"Дело было о святках, накануне Васильева вечера. Погода разгулялась самая немилостивая." - прямо как у нас вчера, но это не про вчерашнюю метель. Так начинается "Запечатленный ангел" Н.С. Лескова.
Прототипом одного из главных персонажей повести - изографа Севастьяна - был Рачейсков Никита Севастьянов (ум. в 1886), иконописец-старообрядец, родившийся в Самарской губ., живший и работавший в Петербурге. Н.С.Лесков многие годы был с ним в дружеских отношениях.
Вспомним, как описывает Лесков мастерство Севастьяна-Никиты :
"....Англичанин улыбается.
- Значит ты, - говорит, - нам запечатленного ангела подведешь?
- Отчего же, - отвечает, - я не из тех мастеров, которые дела боятся, а меня самого дело боится; так подведу, что и не отличите от настоящей.
- Хорошо, - молвил Яков Яковлевич, - мы немедля же станем стараться настоящую икону достать, а ты тем часом, чтоб уверить меня, докажи мне свое искусство: напиши ты моей жене икону в древнерусском роде, и такую, чтоб ей нравилась.
- Какое же во имя?
- А уж этого я, - говорит, - не знаю; что знаешь, то и напиши, это ей все равно, только чтобы нравилась. <...>
И что же он, государи мои, сделал, чего мы и вообразить не могли.<...> Избрал он для сего старенькую самую небольшую досточку пядницу, то есть в одну ручную пядь величины, и начал на ней таланствовать. (Пядь- 17,8 см) Прежде всего он ее, разумеется, добре вылевкасил крепким казанским алебастром, так что стал этот левкас гладок и крепок, как слоновья кость, а потом разбил на ней четыре ровные места и в каждом месте обозначил особливую малую икону, да еще их стеснил тем, что промежду них на олифе золотом каймы положил, и стал писать: в первом месте написал рождество Иоанна Предтечи, восемь фигур и новорожденное дитя, и палаты; во втором - рождество пресвятыя Владычицы Богородицы, шесть фигур и новорожденное дитя, и палаты, в третьем - Спасово пречистое рождество, и хлев, и ясли, и предстоящие Владычица и Иосиф, и припадшие боготечные волхвы, и Соломия-баба, и скот всяким подобием: волы, овцы, козы и осли, и сухолапль-птица, жидам запрещенная, коя пишется в означение, что идет сие не от жидовства, а от божества, все создавшего. А в четвертом отделении рождение Николая Угодника, и опять тут и святой угодник в младенчестве, и палаты, и многие предстоящие. И что тут был за смысл, чтобы видеть пред собою воспитателей столь добрых чад, и что за художество, все фигурки ростом в булавочку, а вся их одушевленность видна и движение. <...> Дивно, дивно все это Севастьян изобразил, и в премельчайшем каждом личике все богозрительство выразил, и надписал образ «Доброчадие», и принес англичанам. Те глянули, стали разбирать, да и руки врозь: никогда, говорят, такой фантазии не ожидали и такой тонкости мелкоскопического письма не слыхивали,..."
.
Периодически у меня возникало желание увидеть какую-нибудь икону работы Рачейскова (репродукцию), но раньше никогда ничего не попадалось. А вчера вдруг нашлась!
.
Икона "Образ Церкви", иконописец: Рачейсков Н.С., сер. XIX века. (из собрания Н.С. Лескова).

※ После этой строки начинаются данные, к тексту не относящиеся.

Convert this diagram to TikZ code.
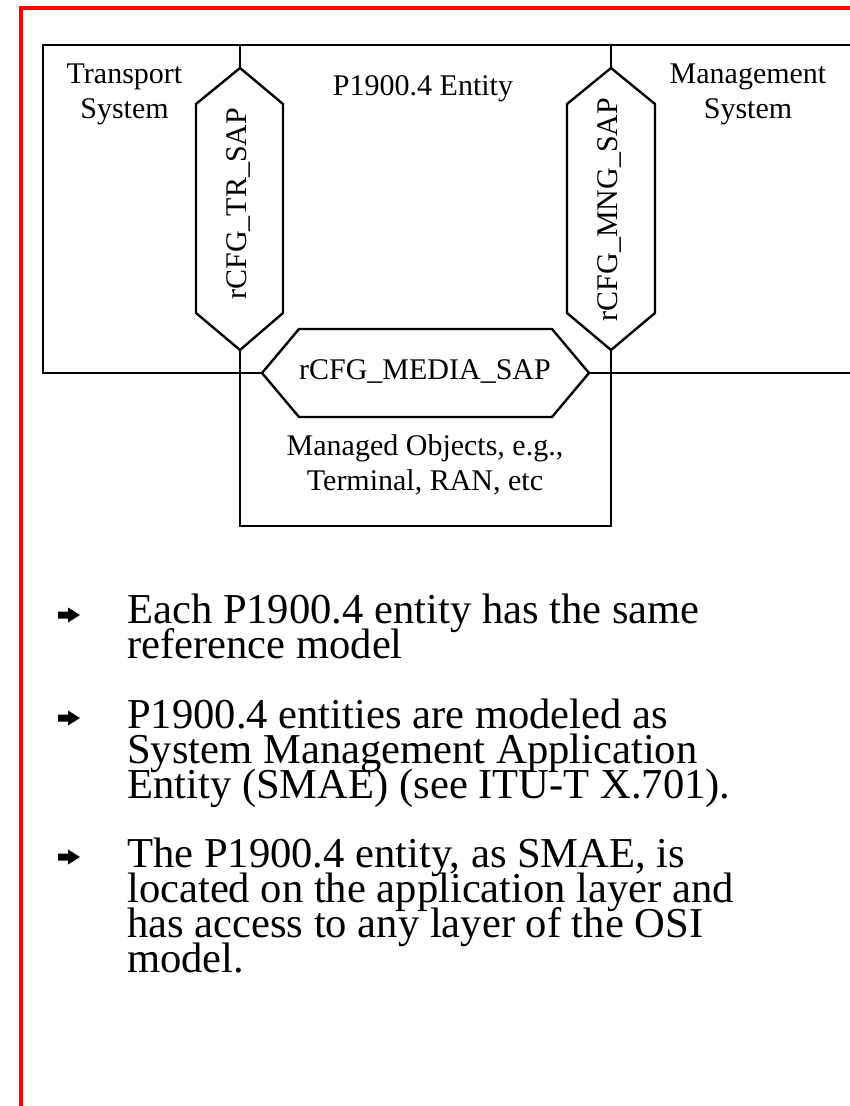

На иконе изображены Царские врата иконостаса.
Размеры иконы: высота 37,3 см, ширина 28,5 см (т.е. меньше формата бумаги А3)
Фрагменты врат покрупнее:
.
.
.
Заметим, символы евангелистов здесь: Иоанна - лев, Марка - орел (см.ниже), а в нашей "новообрядной" - наоборот.
.
.
.
Сын Н.С. Лескова очень интересно написал о Никите Рачейскове:
"Откуда повелось знакомство “изографа” с писателем, не умею сказать, но помню его с самых детских лет моих. Обитал этот служитель хитрого искусства в одной из самых неприглядных в то время улиц столицы с подходившим к ее достоинствам названием - Болотная, ныне Коломенская. В приземистом двухэтажном каменном доме под номером восемь (как и сейчас), когда-то крашенном охрой, в низку, вровень с тротуаром, находилась незатейливая его мастерская в два окна на улицу. Здесь он и “таланствовал”, и почивал, и вообще вел простодушное холостое житие свое. Дом принадлежал староверу Дмитриеву. В нем же помещалась и филипповская раскольничья моленная. ...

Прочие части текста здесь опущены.